SHORT EXERCISE -
Seek out every line containing the word "this", and copy each.

EXTRACTED RECORDS -
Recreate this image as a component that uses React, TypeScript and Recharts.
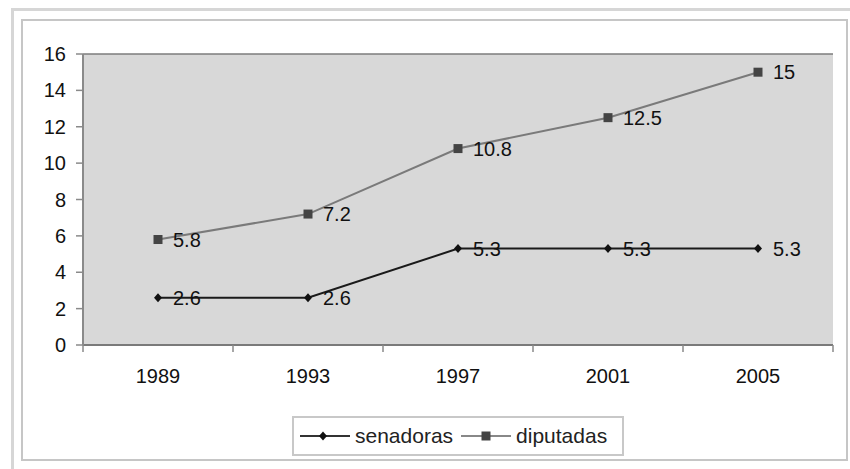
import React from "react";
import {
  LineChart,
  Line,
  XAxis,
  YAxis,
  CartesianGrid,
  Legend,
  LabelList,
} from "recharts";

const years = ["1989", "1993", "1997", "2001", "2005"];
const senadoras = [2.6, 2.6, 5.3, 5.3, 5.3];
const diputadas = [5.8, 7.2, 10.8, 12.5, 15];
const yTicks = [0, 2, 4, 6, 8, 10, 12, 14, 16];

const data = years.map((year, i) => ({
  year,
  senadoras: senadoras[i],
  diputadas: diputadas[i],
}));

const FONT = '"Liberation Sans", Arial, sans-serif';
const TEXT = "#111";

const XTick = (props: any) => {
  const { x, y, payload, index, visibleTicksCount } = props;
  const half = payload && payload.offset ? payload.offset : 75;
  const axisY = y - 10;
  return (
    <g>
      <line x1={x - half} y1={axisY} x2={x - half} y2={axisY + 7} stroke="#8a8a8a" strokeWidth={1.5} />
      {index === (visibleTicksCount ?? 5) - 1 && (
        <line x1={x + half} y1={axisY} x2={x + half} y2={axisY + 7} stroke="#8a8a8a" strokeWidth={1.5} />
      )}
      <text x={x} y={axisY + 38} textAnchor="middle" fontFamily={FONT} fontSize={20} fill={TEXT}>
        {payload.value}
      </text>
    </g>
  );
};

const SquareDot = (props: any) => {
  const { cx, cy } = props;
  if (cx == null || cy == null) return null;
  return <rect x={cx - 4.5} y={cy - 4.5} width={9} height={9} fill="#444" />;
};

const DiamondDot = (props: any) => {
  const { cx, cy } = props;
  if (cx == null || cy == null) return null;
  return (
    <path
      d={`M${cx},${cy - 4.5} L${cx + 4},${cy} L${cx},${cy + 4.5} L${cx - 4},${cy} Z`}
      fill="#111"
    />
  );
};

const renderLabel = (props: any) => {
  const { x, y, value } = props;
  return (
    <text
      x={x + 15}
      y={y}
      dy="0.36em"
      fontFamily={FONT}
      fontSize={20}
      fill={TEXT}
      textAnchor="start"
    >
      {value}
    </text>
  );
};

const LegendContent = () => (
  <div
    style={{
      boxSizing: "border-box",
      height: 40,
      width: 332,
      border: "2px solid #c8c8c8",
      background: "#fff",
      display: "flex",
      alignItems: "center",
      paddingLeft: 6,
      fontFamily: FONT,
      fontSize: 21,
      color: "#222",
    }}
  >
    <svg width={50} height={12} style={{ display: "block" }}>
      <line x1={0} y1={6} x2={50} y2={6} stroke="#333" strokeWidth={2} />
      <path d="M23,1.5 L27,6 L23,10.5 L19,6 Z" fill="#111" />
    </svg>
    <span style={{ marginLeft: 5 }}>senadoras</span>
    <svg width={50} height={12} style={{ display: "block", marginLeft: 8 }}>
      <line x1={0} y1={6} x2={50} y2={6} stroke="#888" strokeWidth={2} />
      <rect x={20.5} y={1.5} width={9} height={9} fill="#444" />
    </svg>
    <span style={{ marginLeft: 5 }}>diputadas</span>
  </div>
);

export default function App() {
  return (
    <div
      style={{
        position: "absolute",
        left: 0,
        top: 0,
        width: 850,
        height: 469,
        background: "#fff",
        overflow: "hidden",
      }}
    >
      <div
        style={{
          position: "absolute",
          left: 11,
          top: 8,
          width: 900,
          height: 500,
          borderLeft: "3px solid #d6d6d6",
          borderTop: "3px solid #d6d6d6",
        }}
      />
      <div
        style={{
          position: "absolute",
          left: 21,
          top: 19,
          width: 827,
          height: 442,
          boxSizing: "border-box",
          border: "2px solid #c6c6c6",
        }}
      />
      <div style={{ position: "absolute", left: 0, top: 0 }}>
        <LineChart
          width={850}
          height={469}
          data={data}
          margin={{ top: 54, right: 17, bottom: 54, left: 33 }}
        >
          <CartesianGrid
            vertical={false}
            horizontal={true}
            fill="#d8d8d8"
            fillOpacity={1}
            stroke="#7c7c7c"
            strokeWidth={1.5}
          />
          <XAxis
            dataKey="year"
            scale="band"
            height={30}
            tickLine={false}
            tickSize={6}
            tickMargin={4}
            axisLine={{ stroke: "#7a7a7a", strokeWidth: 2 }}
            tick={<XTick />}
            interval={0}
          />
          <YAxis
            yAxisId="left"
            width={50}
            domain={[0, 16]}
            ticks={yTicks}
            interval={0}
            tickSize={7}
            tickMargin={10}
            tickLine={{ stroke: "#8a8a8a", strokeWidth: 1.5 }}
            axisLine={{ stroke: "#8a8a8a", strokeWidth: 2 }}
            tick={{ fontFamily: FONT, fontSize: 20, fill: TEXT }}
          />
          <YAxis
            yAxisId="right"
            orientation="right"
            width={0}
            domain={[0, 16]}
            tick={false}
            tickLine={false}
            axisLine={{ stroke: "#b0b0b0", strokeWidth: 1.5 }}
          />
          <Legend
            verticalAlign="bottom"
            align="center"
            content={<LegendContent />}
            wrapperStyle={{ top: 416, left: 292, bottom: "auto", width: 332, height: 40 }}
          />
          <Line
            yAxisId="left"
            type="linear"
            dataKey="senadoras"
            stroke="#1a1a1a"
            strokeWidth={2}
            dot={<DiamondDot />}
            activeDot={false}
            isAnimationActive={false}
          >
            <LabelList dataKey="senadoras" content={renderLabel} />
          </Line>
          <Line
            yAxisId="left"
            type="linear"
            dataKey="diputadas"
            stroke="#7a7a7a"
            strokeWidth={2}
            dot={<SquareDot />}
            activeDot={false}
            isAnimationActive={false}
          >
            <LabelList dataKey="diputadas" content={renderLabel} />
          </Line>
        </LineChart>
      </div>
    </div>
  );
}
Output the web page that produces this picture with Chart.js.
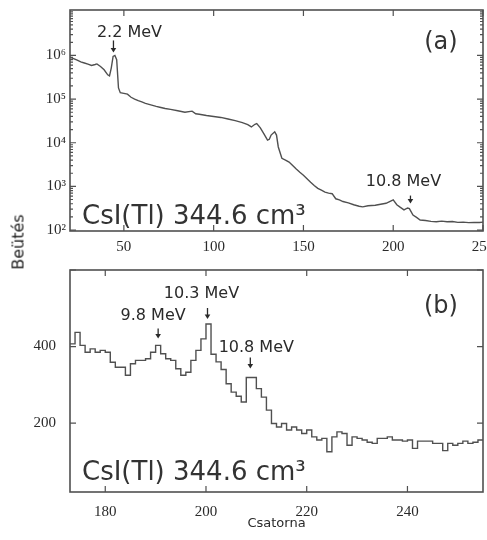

WRITTEN RESPONSE -
Recreate this image as a component that uses React, TypeScript and Recharts.
Output the web page that produces this picture with Chart.js.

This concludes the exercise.